Other highlights from the Review:

 

  • John Donohue of the Yale Law School proposes a variety of initiatives to lower crime in the United States. Among his proposals: stop the prison building boom ("we cannot expect to get much more crime reduction at reasonable cost by increasing the numbers behind bars"), put more cops on the street ("the optimal level is almost double the number we have today") and adopt sensible gun control (not, he conceded, "an easy political sell in today′s America").
  • Zvi Bodie, professor of finance and economics at Boston University School of Management, says the nation′s private pension plans — and the federal government′s Pension Benefit Guaranty Corporation — are in trouble. The fix, he says, is fairly simple, although by no means politically easy: "Require plan sponsors to cover the future pension benefit promises they make to employees by investing in bonds. ... Assuming that it survives the transition, the PBGC need never face another crisis."
  • Sheldon Danziger of the Gerald R. Ford School of Public Policy at the University of Michigan, and Rucker Johnson of the Goldman School of Public Policy at the University of California (Berkeley) offer an update on the consequences of the eight-year-old welfare reform law. "The 1996 welfare reform did reduce the welfare rolls and did increase the proportion of poor women who work. However, too many single mothers work full-time, but remain in poverty and without health insurance."
  • Robert Hahn, executive director of the American Enterprise Institute-Brookings Joint Center for Regulatory Studies, and Paul Tetlock, a professor of finance at the McCombs School of Business at the University of Texas, offer a plan for using advanced information markets to improve public policymaking. "Firms ranging from Hewlett-Packard to Microsoft to Goldman Sachs are experimenting with information markets in making business decisions. These markets could improve the quality of information on which government bases decisions, as well as make politicians more accountable to the electorate."
  • Milken Institute economists Ross DeVol and Lorna Wallace assay the importance of intellectual property, especially to the growing biotech industry, in maintaining America′s technological edge. "The failure to protect intellectual property rights, to fund basic research in controversial areas, to do what is necessary to attract bright foreign students in the field, or to facilitate rapid diffusion of scientific knowledge could cost America its leadership role."

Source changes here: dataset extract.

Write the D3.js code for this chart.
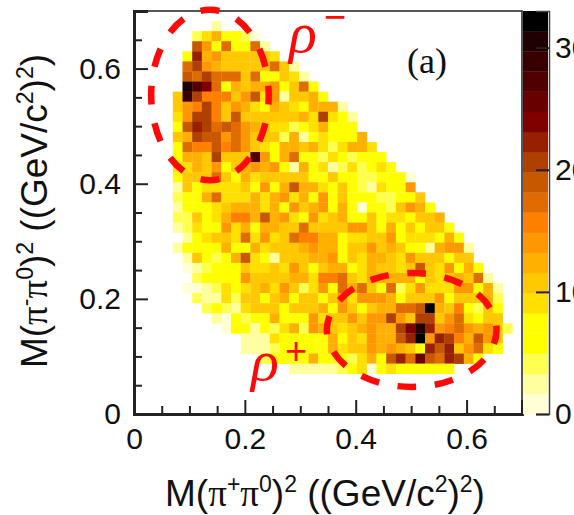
<!DOCTYPE html>
<html>
<head>
<meta charset="utf-8">
<script src="https://cdn.jsdelivr.net/npm/d3@7"></script>
<style>
  html, body { margin: 0; padding: 0; background: #fff; overflow: hidden; }
  svg { display: block; }
  text { font-family: "Liberation Sans", Arial, sans-serif; fill: #111; }
</style>
</head>
<body>
<div id="chart"></div>
<script>
// 40 x 40 bins, rows listed from the top of the plot down (row 0 is empty)
const binCount = 40;
const axisMax = 0.7;
const zMax = 33;
const firstBin = [8, 6, 6, 5, 5, 5, 5, 4, 4, 4, 4, 4, 4, 4, 4, 4, 4, 4, 4, 4, 4, 5, 4, 5, 5, 6, 5, 6, 7, 8, 9, 11, 11, 13, 16];
const rowCounts = [
  [2],
  [4,9,13,6,6,4,1],
  [19,14,6,18,6,6,18,2],
  [6,23,13,14,11,11,11,11,11,9],
  [18,21,14,13,11,11,11,11,11,18,11,2],
  [19,18,21,18,18,18,11,18,6,6,11,9,2],
  [31,28,24,18,6,13,11,13,13,14,6,11,18,6],
  [11,29,21,16,16,16,11,14,19,9,14,2,11,11,13,6],
  [11,14,16,21,16,11,14,13,9,6,13,11,9,6,13,13,13,2],
  [9,14,21,21,16,11,19,11,11,11,11,11,11,13,9,21,9,6,2],
  [6,19,23,21,18,19,18,14,13,11,9,9,4,6,9,13,6,6,6],
  [11,13,21,19,19,14,18,14,11,11,11,4,13,2,6,9,6,6,6,13],
  [6,18,16,16,19,16,18,14,11,9,6,13,13,11,13,9,4,9,13,13,9],
  [6,13,13,11,21,11,11,11,28,14,6,13,18,6,6,4,9,6,4,6,6,6],
  [9,9,13,11,14,6,11,13,14,13,14,6,2,13,6,9,2,4,9,4,6,9,6],
  [6,11,11,11,18,11,6,13,9,11,11,11,11,11,6,6,11,6,6,4,4,6,6,6,1],
  [2,11,6,9,9,9,9,11,6,14,6,13,19,13,13,9,6,11,6,4,2,9,6,6,14],
  [4,6,6,13,18,9,9,9,13,9,13,14,9,13,6,14,6,11,6,6,6,4,4,6,6,11],
  [2,6,6,6,9,11,13,13,13,9,13,6,14,11,13,14,6,13,6,1,6,6,4,11,14,13,6],
  [4,4,11,6,9,13,16,16,13,19,13,14,9,6,14,9,11,13,6,6,11,6,9,9,6,11,11,13],
  [2,4,9,6,6,14,9,13,6,13,13,11,11,18,11,11,11,11,14,14,11,6,13,6,11,6,11,11,6],
  [2,6,9,11,11,9,18,9,14,9,11,18,16,16,13,13,6,9,9,11,11,14,6,9,9,9,6,13,6],
  [2,6,6,6,6,13,6,6,13,9,11,11,11,13,14,13,13,6,11,11,14,11,13,11,6,6,2,13,14,14,2],
  [2,11,6,4,6,13,19,9,6,2,11,11,11,13,13,14,6,11,9,13,13,11,9,14,11,11,11,6,11,11],
  [1,2,4,6,6,6,11,9,9,11,9,14,11,6,11,13,13,6,9,13,11,11,9,11,19,11,9,14,6,13,6],
  [4,6,6,6,6,14,11,11,11,11,13,13,9,16,16,18,11,9,13,13,13,13,13,6,11,9,11,13,11,18,2],
  [1,1,2,4,9,6,9,11,13,9,14,11,4,9,14,6,18,13,18,11,6,18,4,9,14,9,9,9,14,14,6,13,2],
  [4,2,2,9,4,11,11,6,11,13,6,11,11,6,11,14,9,14,14,14,13,6,11,11,11,14,6,11,11,11,13,4],
  [4,6,4,2,9,11,11,11,6,11,11,11,13,6,14,11,6,11,13,13,18,18,19,33,13,11,16,6,4,11,6],
  [2,1,6,4,6,6,13,6,6,6,14,9,11,11,14,11,14,14,21,14,11,21,21,11,14,18,9,6,11,11],
  [1,6,6,2,6,4,9,13,4,14,13,11,9,11,13,14,13,13,21,24,31,23,14,16,18,14,13,14,11,4],
  [2,2,2,9,6,6,6,6,6,13,6,11,9,14,13,13,19,23,33,14,23,21,16,13,19,14,11],
  [2,2,2,4,6,6,6,6,6,13,9,11,11,14,13,14,13,11,6,23,19,23,11,14,18,9,6],
  [4,6,6,6,6,13,6,6,6,4,9,13,6,19,23,18,26,19,18,23,21,13,6],
  [2,2,2,2,2,4,6,9,1,6,9,6,6,6,6,6,6]
];
const palette = ["#ffffd6", "#ffffa0", "#ffff50", "#ffff00", "#ffff00", "#ffe000", "#ffc800", "#ffb000", "#ff9800", "#ff8000",
  "#e06c00", "#c85800", "#b04000", "#982000", "#800000", "#680000", "#500000", "#380000", "#200000", "#000000"];
const majorTicks = [0, 0.2, 0.4, 0.6];
const minorTicks = [0.05, 0.1, 0.15, 0.25, 0.3, 0.35, 0.45, 0.5, 0.55, 0.65];
const zTicks = [0, 10, 20, 30];
// resonance bands: centre and half axes, in axis units
const ellipseCx = [0.137, 0.501];
const ellipseCy = [0.554, 0.146];
const ellipseRx = [0.106, 0.153];
const ellipseRy = [0.148, 0.099];
const ellipseDashShift = [0.25, 0.12];

const width = 574, height = 515;
const plotLeft = 134, plotRight = 522, plotTop = 11, plotBottom = 414;
const barRight = 549;

const svg = d3.select("#chart").append("svg").attr("width", width).attr("height", height);

const x = d3.scaleLinear().domain([0, axisMax]).range([plotLeft, plotRight]);
const y = d3.scaleLinear().domain([0, axisMax]).range([plotBottom, plotTop]);
const z = d3.scaleQuantize().domain([0, zMax]).range(palette);
const zBar = d3.scaleLinear().domain([0, zMax]).range([plotBottom, plotTop]);

// flatten rows into cells
const binSize = axisMax / binCount;
const cells = [];
rowCounts.forEach((row, r) => {
  row.forEach((count, i) => {
    cells.push({ col: firstBin[r] + i, row: binCount - 2 - r, count });
  });
});

svg.append("g")
  .selectAll("rect")
  .data(cells)
  .enter()
  .append("rect")
  .attr("x", (d) => x(d.col * binSize))
  .attr("y", (d) => y((d.row + 1) * binSize))
  .attr("width", x(binSize) - x(0) + 0.3)
  .attr("height", y(0) - y(binSize) + 0.3)
  .attr("fill", (d) => z(d.count));

// frame
svg.append("rect")
  .attr("x", plotLeft).attr("y", plotTop)
  .attr("width", plotRight - plotLeft).attr("height", plotBottom - plotTop)
  .attr("fill", "none").attr("stroke", "#444").attr("stroke-width", 1.8);

const fontSize = 30;

// x axis
const xAxis = svg.append("g").attr("transform", "translate(0," + plotBottom + ")");
xAxis.call(d3.axisBottom(x).tickValues(majorTicks).tickSize(-14).tickPadding(14)
  .tickFormat((d) => (d === 0 ? "0" : d.toFixed(1))));
const xMinor = svg.append("g").attr("transform", "translate(0," + plotBottom + ")");
xMinor.call(d3.axisBottom(x).tickValues(minorTicks).tickSize(-8).tickFormat(""));

// y axis
const yAxis = svg.append("g").attr("transform", "translate(" + plotLeft + ",0)");
yAxis.call(d3.axisLeft(y).tickValues(majorTicks).tickSize(-14).tickPadding(13)
  .tickFormat((d) => (d === 0 ? "0" : d.toFixed(1))));
const yMinor = svg.append("g").attr("transform", "translate(" + plotLeft + ",0)");
yMinor.call(d3.axisLeft(y).tickValues(minorTicks).tickSize(-8).tickFormat(""));

[xAxis, xMinor, yAxis, yMinor].forEach((g) => {
  g.select(".domain").attr("stroke", "#222").attr("stroke-width", 3);
  g.selectAll("line").attr("stroke", "#222").attr("stroke-width", 2);
  g.selectAll("text").style("font-size", fontSize + "px").style("fill", "#111")
    .style("font-family", '"Liberation Sans"');
});

// colour bar
const bandHeight = (plotBottom - plotTop) / palette.length;
svg.append("g")
  .selectAll("rect")
  .data(palette)
  .enter()
  .append("rect")
  .attr("x", plotRight + 1)
  .attr("y", (d, i) => zBar((i + 1) * zMax / palette.length))
  .attr("width", barRight - plotRight - 2)
  .attr("height", bandHeight + 0.3)
  .attr("fill", (d) => d);

const zAxis = svg.append("g").attr("transform", "translate(" + barRight + ",0)");
zAxis.call(d3.axisRight(zBar).tickValues(zTicks).tickSize(-13).tickPadding(6));
zAxis.select(".domain").attr("stroke", "#444").attr("stroke-width", 1.5);
zAxis.selectAll("line").attr("stroke", "#222").attr("stroke-width", 2);
zAxis.selectAll("text").style("font-size", fontSize + "px").style("fill", "#111")
  .style("font-family", '"Liberation Sans"').attr("text-anchor", "start");

// axis titles, superscripts carry the baseline shift to the next piece
function massTitle(sel, sign) {
  const parts = [
    ["M(", "n"], ["\u03c0", "p"], [sign, "s"], ["\u03c0", "p"], ["0", "s"], [")", "n"], ["2", "s"],
    [" ((GeV/c", "n"], ["2", "s"], [")", "n"], ["2", "s"], [")", "n"]
  ];
  let raised = false;
  parts.forEach(([t, kind]) => {
    const span = sel.append("tspan").text(t);
    if (kind === "p") span.style("font-family", '"Liberation Serif"');
    if (kind === "s") {
      span.style("font-size", "23px").attr("dy", -14);
      raised = true;
    } else if (raised) {
      span.attr("dy", 14);
      raised = false;
    }
  });
}

svg.append("text")
  .attr("x", 325).attr("y", 506)
  .attr("text-anchor", "middle")
  .style("font-size", "37px")
  .style("white-space", "pre")
  .call(massTitle, "+");

svg.append("text")
  .attr("transform", "translate(47,211) rotate(-90)")
  .attr("text-anchor", "middle")
  .style("font-size", "37px")
  .style("white-space", "pre")
  .call(massTitle, "-");

// dashed ellipses
svg.append("g")
  .selectAll("ellipse")
  .data(ellipseCx)
  .enter()
  .append("ellipse")
  .attr("cx", (d) => x(d))
  .attr("cy", (d, i) => y(ellipseCy[i]))
  .attr("rx", (d, i) => x(ellipseRx[i]) - x(0))
  .attr("ry", (d, i) => y(0) - y(ellipseRy[i]))
  .attr("fill", "none")
  .attr("stroke", "#ff0808")
  .attr("stroke-width", 6.5)
  .attr("pathLength", 12)
  .attr("stroke-dasharray", "0.5 0.5")
  .attr("stroke-dashoffset", (d, i) => ellipseDashShift[i]);

// labels
svg.append("text").attr("x", 407).attr("y", 73)
  .style("font-family", '"Liberation Serif"').style("font-size", "36px").text("(a)");

const rhoLabel = (px, py, sign, sx, sy) => {
  svg.append("text").attr("x", px).attr("y", py)
    .style("font-family", '"Liberation Serif"').style("font-style", "italic")
    .style("font-size", "58px").style("fill", "#ff0808").text("\u03c1");
  svg.append("text").attr("x", sx).attr("y", sy).attr("text-anchor", "middle")
    .style("font-size", "38px").style("fill", "#ff0808").text(sign);
};
rhoLabel(289, 52, "\u2212", 335, 30);
rhoLabel(251, 380, "+", 296, 364);
</script>
</body>
</html>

This issue includes an excerpt from Innovation and Its Discontents: How Our Broken Patent System Is Endangering Innovation and Progress, and What to Do About It, by economists Adam Jaffe of Brandeis University and Josh Lerner of the Harvard Business School, and a Charticle by Institute Senior Fellow William Frey, who finds the future election battle in the U.S. will not be between blue and red states, but between New America and Old America.

The Milken Institute Review is distributed to some 10,000 corporate and financial executives, policymakers, academics and journalists throughout the world. Its editor is Peter Passell, former economics columnist for The New York Times.